Besonders misslich ist der reflexhafte Griff der beschlussbeantragenden Abgeordneten zum Geldhahn. Das Landesmediengesetz „fördert die Freiheit und Pluralität der Medien mit dem Ziel, die demokratischen, sozialen und kulturellen Bedürfnisse der Gesellschaft Südtirols zu befriedigen…“ (Art. 1 LG 6/2002), kann aber nicht die Aufgabe haben, in den Betrieb der privaten Medienanbieter einzugreifen. Dass der Zugang zur Förderung jenen vorbehalten ist, die Recht und Gesetz beachten, steht nicht in Frage.

 

Klarnamenpflicht ist technisch nicht umsetzbar

 

Die vorgeschlagene Klarnamenpflicht ist aus technischer Sicht nur mit drakonischen Nebenwirkungen überhaupt umsetzbar: Offensichtlich hat man sich die Frage der Missbrauchsgefahr nicht gestellt. Nach den aktuellen technischen Standards steckt hinter dem User „Peter Maier“ genauso wahrscheinlich ein bürgerlicher Peter Maier wie hinter den Usern „Max Mustermann“ oder „Darth Vader“. Wer ist in der Lage, und wer ist berechtigt, zu überprüfen, dass der angegebene Klarnamen auch der tatsächliche Vor- und Nachname des angemeldeten Users ist?
Eine eindeutige Identifikation (offline: Ausweiskopie, Fingerabdrücke, Taufschein?) wäre für private Seitenbetreiber ein nicht zumutbarer Aufwand, würde den öffentlichen Diskurs im Internet wieder zum Erliegen und neue Gefahren des Daten- und Kontrollmissbrauchs mit sich bringen.

Fazit: Die Fragestellung hat bessere Antworten verdient.
Die Politik benennt, worum es hier im Kern eigentlich geht: „Das Land Südtirol anerkennt die zentrale Rolle des öffentlichen Diskurses zum Zwecke der demokratischen Meinungsbildung.“ (Art. 10 Absatz 5, LG 6/2002). Der öffentliche Diskurs ist auch und besonders im Internet zu gewährleisten und zu fördern.

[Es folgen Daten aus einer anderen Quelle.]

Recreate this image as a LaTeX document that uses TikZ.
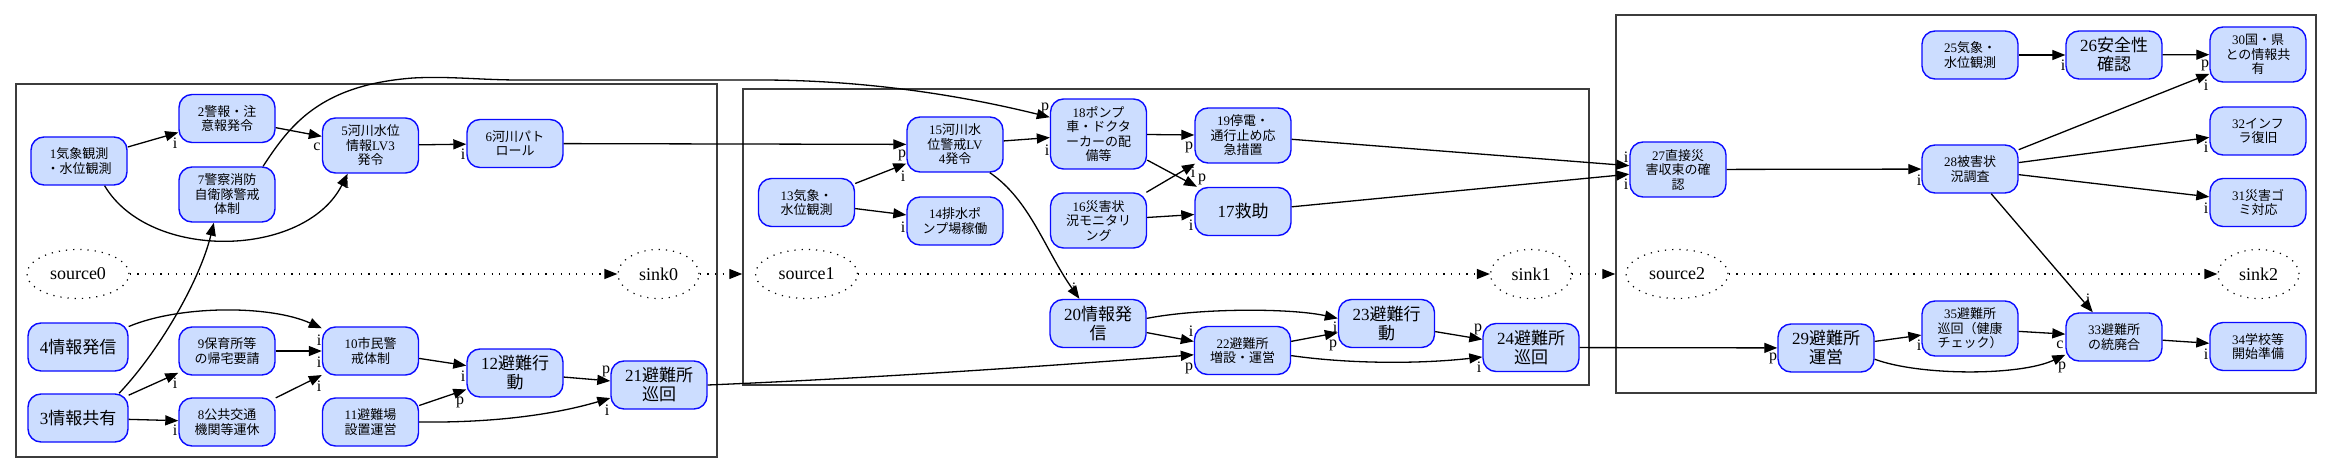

Dies kann naturgemäß nicht in geordneten und vorgezeichneten Bahnen geschehen, auch wenn man dabei Gefahr läuft, dass Teile der Vielfalt unschön, irritierend und nervig sind.
Neue Verbote und Beschränkungen sind dafür keine Lösung, wenn sie selbst eine größere Gefahr für die Meinungsfreiheit darstellen als das, was sie beschränken wollen.
Nicht umsonst plakatiert die Landesverwaltung in diesen Tagen (zu anderem, auch aktuellen Thema, etwas verkürzt): Freiheit ist Verantwortung.
Pseudoymität bedeutet Freiheit UND Verantwortung.